Le Mazrah Shebaa sono sempre state un territorio utilizzato dai vari governi in un gioco di rivendicazioni, il cui interesse è ben lontano dall'essere la reale liberazione totale del suolo libanese. A pagare le conseguenze di questo gioco fatto di minacce latenti e provocazioni reciproche, è la stabilità di quello che sarà il Libano che uscirà dalle future elezioni nazionali.
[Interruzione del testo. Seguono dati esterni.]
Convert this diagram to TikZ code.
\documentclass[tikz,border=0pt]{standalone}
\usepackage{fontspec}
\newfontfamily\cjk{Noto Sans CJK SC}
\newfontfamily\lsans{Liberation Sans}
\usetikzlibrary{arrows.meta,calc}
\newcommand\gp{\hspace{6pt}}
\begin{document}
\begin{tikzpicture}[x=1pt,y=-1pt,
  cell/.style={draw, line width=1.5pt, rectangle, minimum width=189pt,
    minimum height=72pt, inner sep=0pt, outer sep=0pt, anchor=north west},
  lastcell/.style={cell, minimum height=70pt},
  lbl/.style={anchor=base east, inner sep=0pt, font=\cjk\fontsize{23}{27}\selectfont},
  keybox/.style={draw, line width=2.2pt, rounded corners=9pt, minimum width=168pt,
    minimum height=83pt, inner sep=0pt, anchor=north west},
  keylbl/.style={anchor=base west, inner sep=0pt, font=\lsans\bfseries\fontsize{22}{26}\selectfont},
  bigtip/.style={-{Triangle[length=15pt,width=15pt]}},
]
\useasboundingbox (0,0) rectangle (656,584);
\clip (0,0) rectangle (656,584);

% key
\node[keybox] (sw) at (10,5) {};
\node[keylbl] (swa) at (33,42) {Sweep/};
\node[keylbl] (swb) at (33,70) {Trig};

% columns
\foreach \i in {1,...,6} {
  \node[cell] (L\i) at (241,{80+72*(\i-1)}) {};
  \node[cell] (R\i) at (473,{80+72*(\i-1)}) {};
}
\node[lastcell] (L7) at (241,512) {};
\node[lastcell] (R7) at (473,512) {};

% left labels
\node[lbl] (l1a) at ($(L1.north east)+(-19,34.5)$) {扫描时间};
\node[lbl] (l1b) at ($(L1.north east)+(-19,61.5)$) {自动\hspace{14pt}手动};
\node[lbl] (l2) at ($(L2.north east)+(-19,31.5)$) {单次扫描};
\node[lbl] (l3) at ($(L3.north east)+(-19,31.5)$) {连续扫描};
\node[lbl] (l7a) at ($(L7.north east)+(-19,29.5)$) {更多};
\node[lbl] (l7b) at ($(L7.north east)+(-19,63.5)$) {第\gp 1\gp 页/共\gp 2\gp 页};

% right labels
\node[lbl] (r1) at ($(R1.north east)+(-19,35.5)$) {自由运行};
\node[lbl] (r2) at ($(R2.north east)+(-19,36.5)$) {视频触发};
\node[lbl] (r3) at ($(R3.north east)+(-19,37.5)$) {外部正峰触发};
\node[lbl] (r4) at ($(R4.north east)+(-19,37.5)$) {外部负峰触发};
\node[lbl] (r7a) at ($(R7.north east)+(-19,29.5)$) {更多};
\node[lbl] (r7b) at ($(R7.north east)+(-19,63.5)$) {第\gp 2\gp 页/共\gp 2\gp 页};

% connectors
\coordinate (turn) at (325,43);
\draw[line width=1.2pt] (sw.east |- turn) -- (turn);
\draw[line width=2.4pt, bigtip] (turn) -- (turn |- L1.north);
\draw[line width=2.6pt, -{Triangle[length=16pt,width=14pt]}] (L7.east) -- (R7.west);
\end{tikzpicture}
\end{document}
In un paese in cui già cominciano le prime scaramucce fra le opposte fazioni, dove nei discorsi di alcuni esponenti politici si respira aria di ritorsioni anti-siriane, si discute "clientelisticamente" sull'adozione del modello di legge elettorale da adottare, e si fanno futili dichiarazioni sulla possibilità di dare diritto di voto ai turisti arabi in vacanza in Libano, il futuro si presenta particolarmente incerto.
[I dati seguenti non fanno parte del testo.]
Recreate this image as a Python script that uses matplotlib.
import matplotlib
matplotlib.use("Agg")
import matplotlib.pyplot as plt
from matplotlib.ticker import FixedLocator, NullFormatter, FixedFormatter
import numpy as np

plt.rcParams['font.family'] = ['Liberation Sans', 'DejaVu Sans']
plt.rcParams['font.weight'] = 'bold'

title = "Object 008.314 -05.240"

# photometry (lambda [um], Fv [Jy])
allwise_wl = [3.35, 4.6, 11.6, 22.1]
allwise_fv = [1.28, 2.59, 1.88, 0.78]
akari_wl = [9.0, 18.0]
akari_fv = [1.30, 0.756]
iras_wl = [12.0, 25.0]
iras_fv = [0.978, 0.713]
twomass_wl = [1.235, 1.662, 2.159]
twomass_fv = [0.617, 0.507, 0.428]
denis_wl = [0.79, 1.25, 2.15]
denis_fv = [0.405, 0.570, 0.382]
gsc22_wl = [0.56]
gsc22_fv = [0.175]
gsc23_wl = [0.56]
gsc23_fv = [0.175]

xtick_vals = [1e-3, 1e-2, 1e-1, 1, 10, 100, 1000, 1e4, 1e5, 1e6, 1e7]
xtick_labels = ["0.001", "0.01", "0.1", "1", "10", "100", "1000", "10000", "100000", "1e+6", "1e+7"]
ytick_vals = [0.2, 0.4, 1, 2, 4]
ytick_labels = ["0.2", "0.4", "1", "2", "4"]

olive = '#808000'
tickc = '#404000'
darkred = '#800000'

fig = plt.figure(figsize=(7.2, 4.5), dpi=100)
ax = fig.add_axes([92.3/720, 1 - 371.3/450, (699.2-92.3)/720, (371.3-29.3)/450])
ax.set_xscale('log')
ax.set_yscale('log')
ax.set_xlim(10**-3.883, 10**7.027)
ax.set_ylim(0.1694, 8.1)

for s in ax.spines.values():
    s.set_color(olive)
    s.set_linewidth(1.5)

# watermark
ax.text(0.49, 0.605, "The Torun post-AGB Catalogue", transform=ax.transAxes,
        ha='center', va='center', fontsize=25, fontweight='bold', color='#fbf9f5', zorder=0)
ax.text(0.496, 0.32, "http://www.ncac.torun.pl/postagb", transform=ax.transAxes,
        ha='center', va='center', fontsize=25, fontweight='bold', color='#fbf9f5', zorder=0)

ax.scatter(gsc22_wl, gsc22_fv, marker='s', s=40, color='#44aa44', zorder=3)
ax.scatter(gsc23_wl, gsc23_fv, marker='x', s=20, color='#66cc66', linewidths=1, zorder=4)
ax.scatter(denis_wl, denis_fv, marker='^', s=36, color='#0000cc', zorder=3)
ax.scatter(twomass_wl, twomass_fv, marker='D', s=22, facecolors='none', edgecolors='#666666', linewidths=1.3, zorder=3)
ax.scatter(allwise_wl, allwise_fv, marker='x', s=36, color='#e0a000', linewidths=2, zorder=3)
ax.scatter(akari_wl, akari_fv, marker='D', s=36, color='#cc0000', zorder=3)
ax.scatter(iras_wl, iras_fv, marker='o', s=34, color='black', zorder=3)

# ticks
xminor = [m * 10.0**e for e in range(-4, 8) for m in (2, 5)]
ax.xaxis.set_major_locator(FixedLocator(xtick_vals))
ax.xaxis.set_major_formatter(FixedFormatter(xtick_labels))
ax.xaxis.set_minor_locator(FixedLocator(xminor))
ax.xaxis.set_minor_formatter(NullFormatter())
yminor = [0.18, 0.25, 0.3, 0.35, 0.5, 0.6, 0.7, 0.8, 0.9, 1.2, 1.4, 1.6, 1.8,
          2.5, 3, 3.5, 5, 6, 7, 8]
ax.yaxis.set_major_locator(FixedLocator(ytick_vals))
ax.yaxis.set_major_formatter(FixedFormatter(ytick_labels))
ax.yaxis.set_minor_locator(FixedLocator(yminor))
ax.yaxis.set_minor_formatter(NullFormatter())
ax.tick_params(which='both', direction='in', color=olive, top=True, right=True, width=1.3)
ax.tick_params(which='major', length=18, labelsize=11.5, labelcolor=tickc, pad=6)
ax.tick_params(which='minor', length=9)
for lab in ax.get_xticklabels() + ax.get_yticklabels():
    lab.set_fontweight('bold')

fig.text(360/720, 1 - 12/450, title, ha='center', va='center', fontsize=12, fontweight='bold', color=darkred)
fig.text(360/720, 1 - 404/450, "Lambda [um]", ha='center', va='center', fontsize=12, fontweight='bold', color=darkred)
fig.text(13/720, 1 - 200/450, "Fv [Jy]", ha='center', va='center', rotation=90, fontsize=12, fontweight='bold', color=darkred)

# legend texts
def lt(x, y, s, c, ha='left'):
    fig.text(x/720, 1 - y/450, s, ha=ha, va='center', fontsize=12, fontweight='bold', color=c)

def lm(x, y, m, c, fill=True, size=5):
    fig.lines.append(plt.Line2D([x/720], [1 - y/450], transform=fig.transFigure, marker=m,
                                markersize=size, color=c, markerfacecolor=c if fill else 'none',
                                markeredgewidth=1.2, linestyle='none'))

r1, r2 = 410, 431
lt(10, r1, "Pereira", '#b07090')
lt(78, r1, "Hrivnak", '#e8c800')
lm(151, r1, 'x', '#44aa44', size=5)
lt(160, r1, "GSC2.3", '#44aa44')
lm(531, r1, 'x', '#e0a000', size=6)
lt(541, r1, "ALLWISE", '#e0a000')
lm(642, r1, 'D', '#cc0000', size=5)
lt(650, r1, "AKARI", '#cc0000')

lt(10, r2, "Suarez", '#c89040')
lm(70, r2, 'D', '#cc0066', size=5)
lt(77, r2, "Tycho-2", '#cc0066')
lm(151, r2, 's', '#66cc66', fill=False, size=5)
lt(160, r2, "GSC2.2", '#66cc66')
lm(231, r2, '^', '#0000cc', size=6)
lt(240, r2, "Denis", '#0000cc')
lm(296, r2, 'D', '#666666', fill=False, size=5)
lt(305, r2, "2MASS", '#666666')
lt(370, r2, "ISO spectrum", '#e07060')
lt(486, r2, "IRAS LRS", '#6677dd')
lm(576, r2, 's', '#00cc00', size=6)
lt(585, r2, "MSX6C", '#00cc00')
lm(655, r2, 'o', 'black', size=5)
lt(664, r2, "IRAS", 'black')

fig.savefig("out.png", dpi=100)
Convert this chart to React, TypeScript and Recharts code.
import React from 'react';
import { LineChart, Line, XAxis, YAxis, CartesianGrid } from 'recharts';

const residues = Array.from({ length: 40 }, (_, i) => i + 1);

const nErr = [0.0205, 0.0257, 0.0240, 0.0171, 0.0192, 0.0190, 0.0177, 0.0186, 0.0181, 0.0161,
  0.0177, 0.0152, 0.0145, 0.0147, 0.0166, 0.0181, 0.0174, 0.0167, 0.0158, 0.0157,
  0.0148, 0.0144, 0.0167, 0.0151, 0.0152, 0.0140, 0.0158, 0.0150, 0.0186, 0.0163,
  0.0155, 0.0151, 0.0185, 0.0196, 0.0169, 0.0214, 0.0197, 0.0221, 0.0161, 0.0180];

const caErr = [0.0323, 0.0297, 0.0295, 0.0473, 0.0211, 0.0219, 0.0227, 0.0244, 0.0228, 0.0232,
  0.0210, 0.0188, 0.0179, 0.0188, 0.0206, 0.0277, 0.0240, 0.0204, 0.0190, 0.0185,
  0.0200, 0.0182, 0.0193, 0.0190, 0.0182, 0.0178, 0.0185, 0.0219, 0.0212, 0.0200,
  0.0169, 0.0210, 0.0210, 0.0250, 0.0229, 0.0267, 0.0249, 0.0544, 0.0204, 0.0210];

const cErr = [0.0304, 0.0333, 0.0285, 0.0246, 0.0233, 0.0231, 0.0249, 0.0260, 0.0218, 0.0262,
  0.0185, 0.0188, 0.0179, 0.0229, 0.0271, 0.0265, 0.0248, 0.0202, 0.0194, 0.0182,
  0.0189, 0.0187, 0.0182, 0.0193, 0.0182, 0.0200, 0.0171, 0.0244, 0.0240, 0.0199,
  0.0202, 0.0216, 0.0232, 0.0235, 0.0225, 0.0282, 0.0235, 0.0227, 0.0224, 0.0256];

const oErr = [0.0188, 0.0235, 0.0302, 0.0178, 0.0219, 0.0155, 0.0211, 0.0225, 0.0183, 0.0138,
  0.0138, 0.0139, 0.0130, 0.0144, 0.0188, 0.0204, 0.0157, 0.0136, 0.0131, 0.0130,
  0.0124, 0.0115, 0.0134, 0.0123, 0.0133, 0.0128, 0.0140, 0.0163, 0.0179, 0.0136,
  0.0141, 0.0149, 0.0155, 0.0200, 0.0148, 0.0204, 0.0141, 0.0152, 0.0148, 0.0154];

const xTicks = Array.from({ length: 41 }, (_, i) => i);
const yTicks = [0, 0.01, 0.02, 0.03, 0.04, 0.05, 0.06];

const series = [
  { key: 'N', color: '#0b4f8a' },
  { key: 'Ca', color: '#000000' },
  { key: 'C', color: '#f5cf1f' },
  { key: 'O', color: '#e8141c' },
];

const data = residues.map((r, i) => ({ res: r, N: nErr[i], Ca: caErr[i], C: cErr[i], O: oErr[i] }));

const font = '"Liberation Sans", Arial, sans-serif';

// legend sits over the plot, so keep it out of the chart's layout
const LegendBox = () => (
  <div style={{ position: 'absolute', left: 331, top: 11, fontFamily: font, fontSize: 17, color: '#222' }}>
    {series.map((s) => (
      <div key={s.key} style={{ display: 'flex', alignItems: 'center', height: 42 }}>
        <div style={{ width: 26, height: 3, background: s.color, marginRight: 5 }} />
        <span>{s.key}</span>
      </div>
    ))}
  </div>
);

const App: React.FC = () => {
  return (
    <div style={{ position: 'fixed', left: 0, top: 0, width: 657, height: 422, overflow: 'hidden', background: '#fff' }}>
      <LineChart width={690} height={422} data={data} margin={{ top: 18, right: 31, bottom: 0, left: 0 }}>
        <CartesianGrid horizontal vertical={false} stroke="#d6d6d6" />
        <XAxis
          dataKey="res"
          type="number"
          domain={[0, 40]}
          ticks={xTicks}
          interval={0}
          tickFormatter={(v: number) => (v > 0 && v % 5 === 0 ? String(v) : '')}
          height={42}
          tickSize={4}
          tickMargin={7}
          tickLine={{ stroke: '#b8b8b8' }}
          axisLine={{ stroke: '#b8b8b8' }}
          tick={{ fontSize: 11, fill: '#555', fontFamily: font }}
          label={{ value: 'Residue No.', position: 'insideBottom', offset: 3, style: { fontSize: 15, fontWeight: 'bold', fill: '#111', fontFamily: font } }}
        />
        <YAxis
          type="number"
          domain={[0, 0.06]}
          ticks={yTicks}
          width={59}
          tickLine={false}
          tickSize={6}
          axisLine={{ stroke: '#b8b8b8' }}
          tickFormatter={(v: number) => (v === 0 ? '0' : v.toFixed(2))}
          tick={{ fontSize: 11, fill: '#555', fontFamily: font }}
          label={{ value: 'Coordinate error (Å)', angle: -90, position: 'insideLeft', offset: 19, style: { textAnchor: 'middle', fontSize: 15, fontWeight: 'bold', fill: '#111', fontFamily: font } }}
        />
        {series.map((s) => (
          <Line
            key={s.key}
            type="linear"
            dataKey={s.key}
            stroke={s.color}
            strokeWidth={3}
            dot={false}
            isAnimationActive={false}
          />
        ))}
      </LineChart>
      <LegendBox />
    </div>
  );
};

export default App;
Intanto, mentre si assiste al trionfale ritorno del ex colonnello Michel Aoun dal suo esilio di quindici anni in Francia ed è pronta l'amnistia a favore di Samir Geagea, leader delle Forze Libanesi, paesi vicini come Iran ed Israele, occupando il posto riservato alla Siria, cominciano a prendere posizioni aperte sul nuovo Libano. La questione di Shebaa, in questo groviglio geopolitico, rimane aperta e la soluzione non sembra decisamente prossima.

"Sì, forse torneremo alle nostre fattorie, ma solo quando ci sarà un vero Stato libanese" dice Muhammad con rammarico, " perché gli arabi sembra che non esistano, se no perché avrebbero dovuto combattere continuamente fra di loro per tutti questi anni?"